Given request — Your task is to copy the listing exactly, with the pictures left out.

Data block —
____________
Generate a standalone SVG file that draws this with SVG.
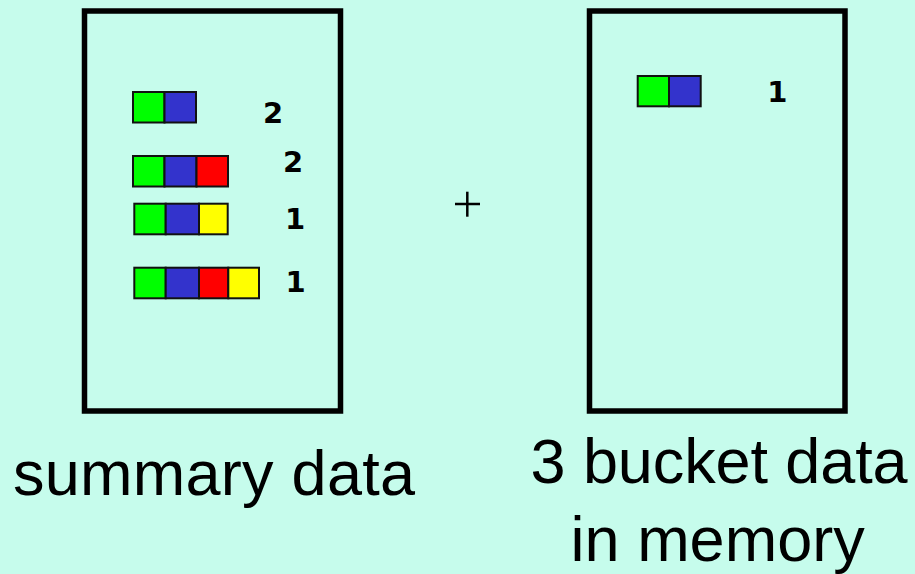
<svg xmlns="http://www.w3.org/2000/svg" width="915" height="574" viewBox="0 0 915 574">
<style>
.box{fill:none;stroke:#000;stroke-width:5.5}
.sq{stroke:#111;stroke-width:2}
.g{fill:#00FF00}.b{fill:#3333CC}.r{fill:#FF0000}.y{fill:#FFFF00}
.num{font-family:"DejaVu Sans",sans-serif;font-weight:bold;font-size:29px;fill:#000;text-anchor:middle}
.lbl{font-family:"Liberation Sans",Arial,sans-serif;font-size:63px;fill:#000}
</style>
<rect width="915" height="574" fill="#C6FCEC"/>
<g id="summary-box">
<rect class="box" x="84.5" y="11" width="256" height="400"/>
<g id="row1">
<rect class="sq g" x="133" y="92" width="31.5" height="30.5"/>
<rect class="sq b" x="164.5" y="92" width="31.5" height="30.5"/>
<text class="num" x="273" y="123.3">2</text>
</g>
<g id="row2">
<rect class="sq g" x="133" y="156" width="31.5" height="30.5"/>
<rect class="sq b" x="164.5" y="156" width="32" height="30.5"/>
<rect class="sq r" x="196.5" y="156" width="31.5" height="30.5"/>
<text class="num" x="293" y="171.7">2</text>
</g>
<g id="row3">
<rect class="sq g" x="134.3" y="203.7" width="31.4" height="30.6"/>
<rect class="sq b" x="165.7" y="203.7" width="33.3" height="30.6"/>
<rect class="sq y" x="199" y="203.7" width="28.7" height="30.6"/>
<text class="num" x="295.2" y="229">1</text>
</g>
<g id="row4">
<rect class="sq g" x="134.3" y="267.7" width="31.4" height="30.6"/>
<rect class="sq b" x="165.7" y="267.7" width="33.3" height="30.6"/>
<rect class="sq r" x="199" y="267.7" width="29.3" height="30.6"/>
<rect class="sq y" x="228.3" y="267.7" width="30.7" height="30.6"/>
<text class="num" x="295.6" y="292.3">1</text>
</g>
</g>
<g id="plus">
<line x1="455" y1="204" x2="480" y2="204" stroke="#000" stroke-width="2.5"/>
<line x1="467.3" y1="191.7" x2="467.3" y2="216.7" stroke="#000" stroke-width="2.5"/>
</g>
<g id="bucket-box">
<rect class="box" x="589.5" y="11" width="255.5" height="400"/>
<rect class="sq g" x="637.7" y="76" width="31.3" height="30.3"/>
<rect class="sq b" x="669" y="76" width="31.7" height="30.3"/>
<text class="num" x="777.3" y="101.7">1</text>
</g>
<g id="labels">
<text class="lbl" x="13" y="495" textLength="402">summary data</text>
<text class="lbl" x="530.6" y="483.3" textLength="377">3 bucket data</text>
<text class="lbl" x="570.6" y="560.5">in memory</text>
</g>
<g id="connectors"/>
</svg>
____________
Response for this exercise —
Generate a standalone SVG file that draws this with SVG.
<svg xmlns="http://www.w3.org/2000/svg" width="915" height="574" viewBox="0 0 915 574">
<style>
.box{fill:none;stroke:#000;stroke-width:5.5}
.sq{stroke:#111;stroke-width:2}
.g{fill:#00FF00}.b{fill:#3333CC}.r{fill:#FF0000}.y{fill:#FFFF00}
.num{font-family:"DejaVu Sans",sans-serif;font-weight:bold;font-size:29px;fill:#000;text-anchor:middle}
.lbl{font-family:"Liberation Sans",Arial,sans-serif;font-size:63px;fill:#000}
</style>
<rect width="915" height="574" fill="#C6FCEC"/>
<g id="summary-box">
<rect class="box" x="84.5" y="11" width="256" height="400"/>
<g id="row1">
<rect class="sq g" x="133" y="92" width="31.5" height="30.5"/>
<rect class="sq b" x="164.5" y="92" width="31.5" height="30.5"/>
<text class="num" x="273" y="123.3">2</text>
</g>
<g id="row2">
<rect class="sq g" x="133" y="156" width="31.5" height="30.5"/>
<rect class="sq b" x="164.5" y="156" width="32" height="30.5"/>
<rect class="sq r" x="196.5" y="156" width="31.5" height="30.5"/>
<text class="num" x="293" y="171.7">2</text>
</g>
<g id="row3">
<rect class="sq g" x="134.3" y="203.7" width="31.4" height="30.6"/>
<rect class="sq b" x="165.7" y="203.7" width="33.3" height="30.6"/>
<rect class="sq y" x="199" y="203.7" width="28.7" height="30.6"/>
<text class="num" x="295.2" y="229">1</text>
</g>
<g id="row4">
<rect class="sq g" x="134.3" y="267.7" width="31.4" height="30.6"/>
<rect class="sq b" x="165.7" y="267.7" width="33.3" height="30.6"/>
<rect class="sq r" x="199" y="267.7" width="29.3" height="30.6"/>
<rect class="sq y" x="228.3" y="267.7" width="30.7" height="30.6"/>
<text class="num" x="295.6" y="292.3">1</text>
</g>
</g>
<g id="plus">
<line x1="455" y1="204" x2="480" y2="204" stroke="#000" stroke-width="2.5"/>
<line x1="467.3" y1="191.7" x2="467.3" y2="216.7" stroke="#000" stroke-width="2.5"/>
</g>
<g id="bucket-box">
<rect class="box" x="589.5" y="11" width="255.5" height="400"/>
<rect class="sq g" x="637.7" y="76" width="31.3" height="30.3"/>
<rect class="sq b" x="669" y="76" width="31.7" height="30.3"/>
<text class="num" x="777.3" y="101.7">1</text>
</g>
<g id="labels">
<text class="lbl" x="13" y="495" textLength="402">summary data</text>
<text class="lbl" x="530.6" y="483.3" textLength="377">3 bucket data</text>
<text class="lbl" x="570.6" y="560.5">in memory</text>
</g>
<g id="connectors"/>
</svg>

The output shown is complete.